## BEGIN Supplied material

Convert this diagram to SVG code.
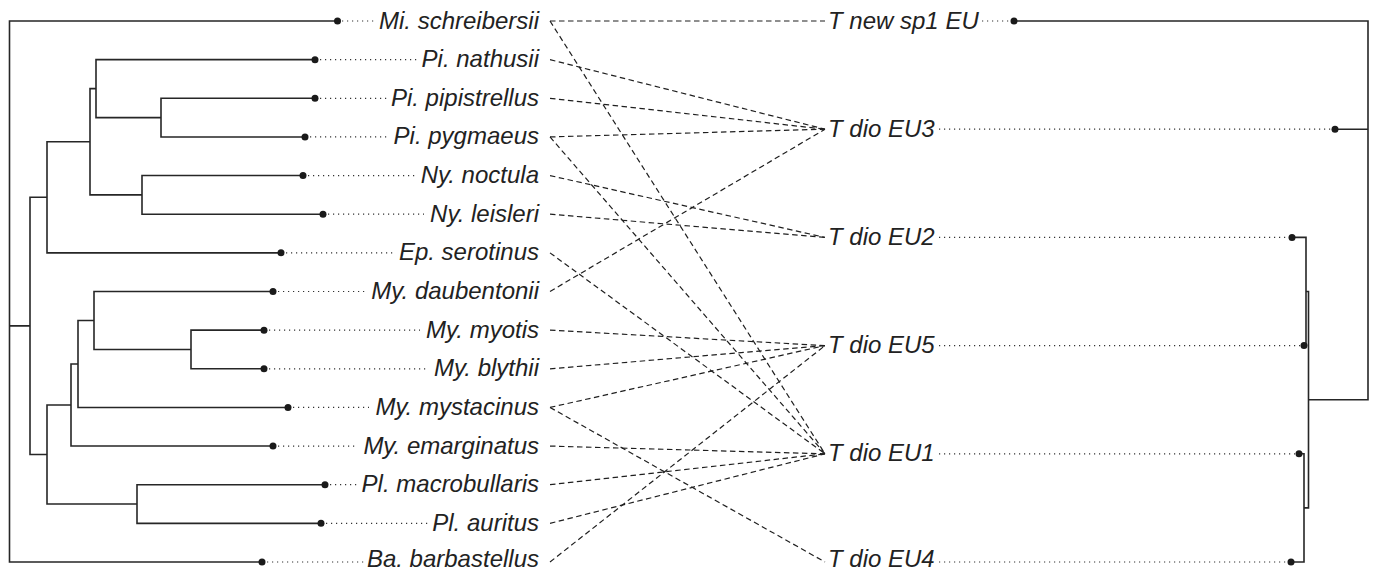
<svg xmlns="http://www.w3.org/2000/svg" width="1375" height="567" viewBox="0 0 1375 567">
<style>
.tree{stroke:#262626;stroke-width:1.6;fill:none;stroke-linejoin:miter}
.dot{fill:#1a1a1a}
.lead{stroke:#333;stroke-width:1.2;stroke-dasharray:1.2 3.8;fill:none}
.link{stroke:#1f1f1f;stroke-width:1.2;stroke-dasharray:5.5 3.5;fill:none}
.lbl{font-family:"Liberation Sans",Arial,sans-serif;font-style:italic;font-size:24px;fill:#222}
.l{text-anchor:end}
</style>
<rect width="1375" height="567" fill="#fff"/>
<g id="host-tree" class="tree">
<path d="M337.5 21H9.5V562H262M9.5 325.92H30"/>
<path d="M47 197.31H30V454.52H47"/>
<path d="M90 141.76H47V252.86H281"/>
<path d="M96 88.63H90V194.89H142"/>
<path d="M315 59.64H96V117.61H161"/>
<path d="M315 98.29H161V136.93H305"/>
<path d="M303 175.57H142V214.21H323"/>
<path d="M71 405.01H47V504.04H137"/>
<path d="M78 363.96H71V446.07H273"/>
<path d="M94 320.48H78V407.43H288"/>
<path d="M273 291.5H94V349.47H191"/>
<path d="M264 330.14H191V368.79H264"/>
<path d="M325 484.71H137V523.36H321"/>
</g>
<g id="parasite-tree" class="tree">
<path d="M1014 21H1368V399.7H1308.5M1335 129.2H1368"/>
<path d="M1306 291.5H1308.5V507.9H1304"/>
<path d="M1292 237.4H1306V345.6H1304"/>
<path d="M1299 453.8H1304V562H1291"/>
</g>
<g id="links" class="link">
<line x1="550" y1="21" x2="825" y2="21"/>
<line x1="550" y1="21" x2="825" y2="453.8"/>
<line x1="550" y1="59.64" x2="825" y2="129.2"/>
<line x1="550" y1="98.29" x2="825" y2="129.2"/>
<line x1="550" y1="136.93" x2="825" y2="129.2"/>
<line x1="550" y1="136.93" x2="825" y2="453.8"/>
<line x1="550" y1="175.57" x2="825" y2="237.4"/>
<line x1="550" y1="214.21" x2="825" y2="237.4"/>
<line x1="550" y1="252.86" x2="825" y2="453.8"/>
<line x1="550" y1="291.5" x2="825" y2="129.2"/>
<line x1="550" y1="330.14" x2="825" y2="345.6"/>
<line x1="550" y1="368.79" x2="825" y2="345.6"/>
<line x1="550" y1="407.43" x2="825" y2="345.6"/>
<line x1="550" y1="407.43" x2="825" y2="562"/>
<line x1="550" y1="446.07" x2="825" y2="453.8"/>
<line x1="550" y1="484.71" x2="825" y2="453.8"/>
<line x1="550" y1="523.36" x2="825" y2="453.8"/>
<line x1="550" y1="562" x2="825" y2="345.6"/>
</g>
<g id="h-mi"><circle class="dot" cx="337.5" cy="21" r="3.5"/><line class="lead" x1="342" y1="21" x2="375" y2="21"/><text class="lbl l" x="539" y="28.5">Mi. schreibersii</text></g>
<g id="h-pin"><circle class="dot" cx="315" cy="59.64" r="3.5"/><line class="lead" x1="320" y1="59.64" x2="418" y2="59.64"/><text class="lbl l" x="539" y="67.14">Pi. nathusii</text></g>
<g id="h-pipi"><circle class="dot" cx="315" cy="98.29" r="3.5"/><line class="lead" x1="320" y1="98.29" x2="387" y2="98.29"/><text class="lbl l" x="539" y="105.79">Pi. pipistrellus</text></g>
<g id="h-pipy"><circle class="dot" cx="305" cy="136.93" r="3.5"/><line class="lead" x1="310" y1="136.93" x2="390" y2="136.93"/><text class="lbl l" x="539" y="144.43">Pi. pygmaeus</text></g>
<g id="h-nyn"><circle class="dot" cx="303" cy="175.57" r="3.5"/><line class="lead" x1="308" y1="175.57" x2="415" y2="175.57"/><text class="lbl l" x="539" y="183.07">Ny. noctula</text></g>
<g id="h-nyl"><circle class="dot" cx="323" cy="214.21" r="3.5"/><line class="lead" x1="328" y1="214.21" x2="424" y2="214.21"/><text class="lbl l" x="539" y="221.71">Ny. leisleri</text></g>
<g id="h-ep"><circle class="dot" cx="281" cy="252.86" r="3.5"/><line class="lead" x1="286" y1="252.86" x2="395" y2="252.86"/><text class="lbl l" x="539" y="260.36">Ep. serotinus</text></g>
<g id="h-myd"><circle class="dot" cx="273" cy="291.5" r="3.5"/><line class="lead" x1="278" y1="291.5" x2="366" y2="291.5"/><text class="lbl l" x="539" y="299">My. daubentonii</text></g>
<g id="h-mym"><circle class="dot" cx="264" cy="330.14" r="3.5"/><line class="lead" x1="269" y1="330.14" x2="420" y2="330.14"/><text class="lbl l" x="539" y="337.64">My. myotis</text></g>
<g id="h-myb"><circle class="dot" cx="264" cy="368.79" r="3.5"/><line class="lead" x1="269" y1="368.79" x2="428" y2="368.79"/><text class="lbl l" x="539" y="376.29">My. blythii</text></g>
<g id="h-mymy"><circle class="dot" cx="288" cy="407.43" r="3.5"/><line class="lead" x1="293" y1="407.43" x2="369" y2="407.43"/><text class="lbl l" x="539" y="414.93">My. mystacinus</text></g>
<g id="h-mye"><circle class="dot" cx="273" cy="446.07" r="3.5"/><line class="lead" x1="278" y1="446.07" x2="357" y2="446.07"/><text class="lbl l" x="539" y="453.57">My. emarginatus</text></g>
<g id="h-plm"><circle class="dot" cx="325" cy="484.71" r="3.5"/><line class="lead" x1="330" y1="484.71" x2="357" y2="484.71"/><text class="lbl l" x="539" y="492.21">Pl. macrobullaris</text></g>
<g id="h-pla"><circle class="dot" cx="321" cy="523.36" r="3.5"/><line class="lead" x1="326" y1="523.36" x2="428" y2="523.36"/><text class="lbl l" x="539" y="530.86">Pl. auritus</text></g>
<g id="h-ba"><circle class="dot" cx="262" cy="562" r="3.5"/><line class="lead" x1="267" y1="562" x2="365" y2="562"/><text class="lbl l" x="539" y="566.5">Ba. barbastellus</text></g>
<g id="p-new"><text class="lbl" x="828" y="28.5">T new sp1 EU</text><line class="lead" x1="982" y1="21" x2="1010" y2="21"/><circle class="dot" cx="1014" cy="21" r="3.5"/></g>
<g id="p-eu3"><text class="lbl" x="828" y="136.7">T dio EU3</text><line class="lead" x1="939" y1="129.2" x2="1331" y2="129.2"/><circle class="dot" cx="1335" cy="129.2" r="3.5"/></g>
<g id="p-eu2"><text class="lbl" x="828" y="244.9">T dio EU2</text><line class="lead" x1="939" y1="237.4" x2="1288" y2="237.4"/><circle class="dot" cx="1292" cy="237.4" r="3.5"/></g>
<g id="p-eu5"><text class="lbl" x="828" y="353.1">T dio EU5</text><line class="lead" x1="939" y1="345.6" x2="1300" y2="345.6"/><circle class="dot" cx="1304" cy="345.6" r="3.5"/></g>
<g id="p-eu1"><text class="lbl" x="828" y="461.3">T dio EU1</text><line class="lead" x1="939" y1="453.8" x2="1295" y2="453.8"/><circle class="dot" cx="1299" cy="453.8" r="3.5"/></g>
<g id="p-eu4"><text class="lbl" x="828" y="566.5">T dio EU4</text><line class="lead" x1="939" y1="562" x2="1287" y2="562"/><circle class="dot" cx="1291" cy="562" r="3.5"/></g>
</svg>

## END Supplied material

### Description of the task
Omit every picture, then reproduce the rest of the listing exactly.

### Output below
Convert this diagram to SVG code.
<svg xmlns="http://www.w3.org/2000/svg" width="1375" height="567" viewBox="0 0 1375 567">
<style>
.tree{stroke:#262626;stroke-width:1.6;fill:none;stroke-linejoin:miter}
.dot{fill:#1a1a1a}
.lead{stroke:#333;stroke-width:1.2;stroke-dasharray:1.2 3.8;fill:none}
.link{stroke:#1f1f1f;stroke-width:1.2;stroke-dasharray:5.5 3.5;fill:none}
.lbl{font-family:"Liberation Sans",Arial,sans-serif;font-style:italic;font-size:24px;fill:#222}
.l{text-anchor:end}
</style>
<rect width="1375" height="567" fill="#fff"/>
<g id="host-tree" class="tree">
<path d="M337.5 21H9.5V562H262M9.5 325.92H30"/>
<path d="M47 197.31H30V454.52H47"/>
<path d="M90 141.76H47V252.86H281"/>
<path d="M96 88.63H90V194.89H142"/>
<path d="M315 59.64H96V117.61H161"/>
<path d="M315 98.29H161V136.93H305"/>
<path d="M303 175.57H142V214.21H323"/>
<path d="M71 405.01H47V504.04H137"/>
<path d="M78 363.96H71V446.07H273"/>
<path d="M94 320.48H78V407.43H288"/>
<path d="M273 291.5H94V349.47H191"/>
<path d="M264 330.14H191V368.79H264"/>
<path d="M325 484.71H137V523.36H321"/>
</g>
<g id="parasite-tree" class="tree">
<path d="M1014 21H1368V399.7H1308.5M1335 129.2H1368"/>
<path d="M1306 291.5H1308.5V507.9H1304"/>
<path d="M1292 237.4H1306V345.6H1304"/>
<path d="M1299 453.8H1304V562H1291"/>
</g>
<g id="links" class="link">
<line x1="550" y1="21" x2="825" y2="21"/>
<line x1="550" y1="21" x2="825" y2="453.8"/>
<line x1="550" y1="59.64" x2="825" y2="129.2"/>
<line x1="550" y1="98.29" x2="825" y2="129.2"/>
<line x1="550" y1="136.93" x2="825" y2="129.2"/>
<line x1="550" y1="136.93" x2="825" y2="453.8"/>
<line x1="550" y1="175.57" x2="825" y2="237.4"/>
<line x1="550" y1="214.21" x2="825" y2="237.4"/>
<line x1="550" y1="252.86" x2="825" y2="453.8"/>
<line x1="550" y1="291.5" x2="825" y2="129.2"/>
<line x1="550" y1="330.14" x2="825" y2="345.6"/>
<line x1="550" y1="368.79" x2="825" y2="345.6"/>
<line x1="550" y1="407.43" x2="825" y2="345.6"/>
<line x1="550" y1="407.43" x2="825" y2="562"/>
<line x1="550" y1="446.07" x2="825" y2="453.8"/>
<line x1="550" y1="484.71" x2="825" y2="453.8"/>
<line x1="550" y1="523.36" x2="825" y2="453.8"/>
<line x1="550" y1="562" x2="825" y2="345.6"/>
</g>
<g id="h-mi"><circle class="dot" cx="337.5" cy="21" r="3.5"/><line class="lead" x1="342" y1="21" x2="375" y2="21"/><text class="lbl l" x="539" y="28.5">Mi. schreibersii</text></g>
<g id="h-pin"><circle class="dot" cx="315" cy="59.64" r="3.5"/><line class="lead" x1="320" y1="59.64" x2="418" y2="59.64"/><text class="lbl l" x="539" y="67.14">Pi. nathusii</text></g>
<g id="h-pipi"><circle class="dot" cx="315" cy="98.29" r="3.5"/><line class="lead" x1="320" y1="98.29" x2="387" y2="98.29"/><text class="lbl l" x="539" y="105.79">Pi. pipistrellus</text></g>
<g id="h-pipy"><circle class="dot" cx="305" cy="136.93" r="3.5"/><line class="lead" x1="310" y1="136.93" x2="390" y2="136.93"/><text class="lbl l" x="539" y="144.43">Pi. pygmaeus</text></g>
<g id="h-nyn"><circle class="dot" cx="303" cy="175.57" r="3.5"/><line class="lead" x1="308" y1="175.57" x2="415" y2="175.57"/><text class="lbl l" x="539" y="183.07">Ny. noctula</text></g>
<g id="h-nyl"><circle class="dot" cx="323" cy="214.21" r="3.5"/><line class="lead" x1="328" y1="214.21" x2="424" y2="214.21"/><text class="lbl l" x="539" y="221.71">Ny. leisleri</text></g>
<g id="h-ep"><circle class="dot" cx="281" cy="252.86" r="3.5"/><line class="lead" x1="286" y1="252.86" x2="395" y2="252.86"/><text class="lbl l" x="539" y="260.36">Ep. serotinus</text></g>
<g id="h-myd"><circle class="dot" cx="273" cy="291.5" r="3.5"/><line class="lead" x1="278" y1="291.5" x2="366" y2="291.5"/><text class="lbl l" x="539" y="299">My. daubentonii</text></g>
<g id="h-mym"><circle class="dot" cx="264" cy="330.14" r="3.5"/><line class="lead" x1="269" y1="330.14" x2="420" y2="330.14"/><text class="lbl l" x="539" y="337.64">My. myotis</text></g>
<g id="h-myb"><circle class="dot" cx="264" cy="368.79" r="3.5"/><line class="lead" x1="269" y1="368.79" x2="428" y2="368.79"/><text class="lbl l" x="539" y="376.29">My. blythii</text></g>
<g id="h-mymy"><circle class="dot" cx="288" cy="407.43" r="3.5"/><line class="lead" x1="293" y1="407.43" x2="369" y2="407.43"/><text class="lbl l" x="539" y="414.93">My. mystacinus</text></g>
<g id="h-mye"><circle class="dot" cx="273" cy="446.07" r="3.5"/><line class="lead" x1="278" y1="446.07" x2="357" y2="446.07"/><text class="lbl l" x="539" y="453.57">My. emarginatus</text></g>
<g id="h-plm"><circle class="dot" cx="325" cy="484.71" r="3.5"/><line class="lead" x1="330" y1="484.71" x2="357" y2="484.71"/><text class="lbl l" x="539" y="492.21">Pl. macrobullaris</text></g>
<g id="h-pla"><circle class="dot" cx="321" cy="523.36" r="3.5"/><line class="lead" x1="326" y1="523.36" x2="428" y2="523.36"/><text class="lbl l" x="539" y="530.86">Pl. auritus</text></g>
<g id="h-ba"><circle class="dot" cx="262" cy="562" r="3.5"/><line class="lead" x1="267" y1="562" x2="365" y2="562"/><text class="lbl l" x="539" y="566.5">Ba. barbastellus</text></g>
<g id="p-new"><text class="lbl" x="828" y="28.5">T new sp1 EU</text><line class="lead" x1="982" y1="21" x2="1010" y2="21"/><circle class="dot" cx="1014" cy="21" r="3.5"/></g>
<g id="p-eu3"><text class="lbl" x="828" y="136.7">T dio EU3</text><line class="lead" x1="939" y1="129.2" x2="1331" y2="129.2"/><circle class="dot" cx="1335" cy="129.2" r="3.5"/></g>
<g id="p-eu2"><text class="lbl" x="828" y="244.9">T dio EU2</text><line class="lead" x1="939" y1="237.4" x2="1288" y2="237.4"/><circle class="dot" cx="1292" cy="237.4" r="3.5"/></g>
<g id="p-eu5"><text class="lbl" x="828" y="353.1">T dio EU5</text><line class="lead" x1="939" y1="345.6" x2="1300" y2="345.6"/><circle class="dot" cx="1304" cy="345.6" r="3.5"/></g>
<g id="p-eu1"><text class="lbl" x="828" y="461.3">T dio EU1</text><line class="lead" x1="939" y1="453.8" x2="1295" y2="453.8"/><circle class="dot" cx="1299" cy="453.8" r="3.5"/></g>
<g id="p-eu4"><text class="lbl" x="828" y="566.5">T dio EU4</text><line class="lead" x1="939" y1="562" x2="1287" y2="562"/><circle class="dot" cx="1291" cy="562" r="3.5"/></g>
</svg>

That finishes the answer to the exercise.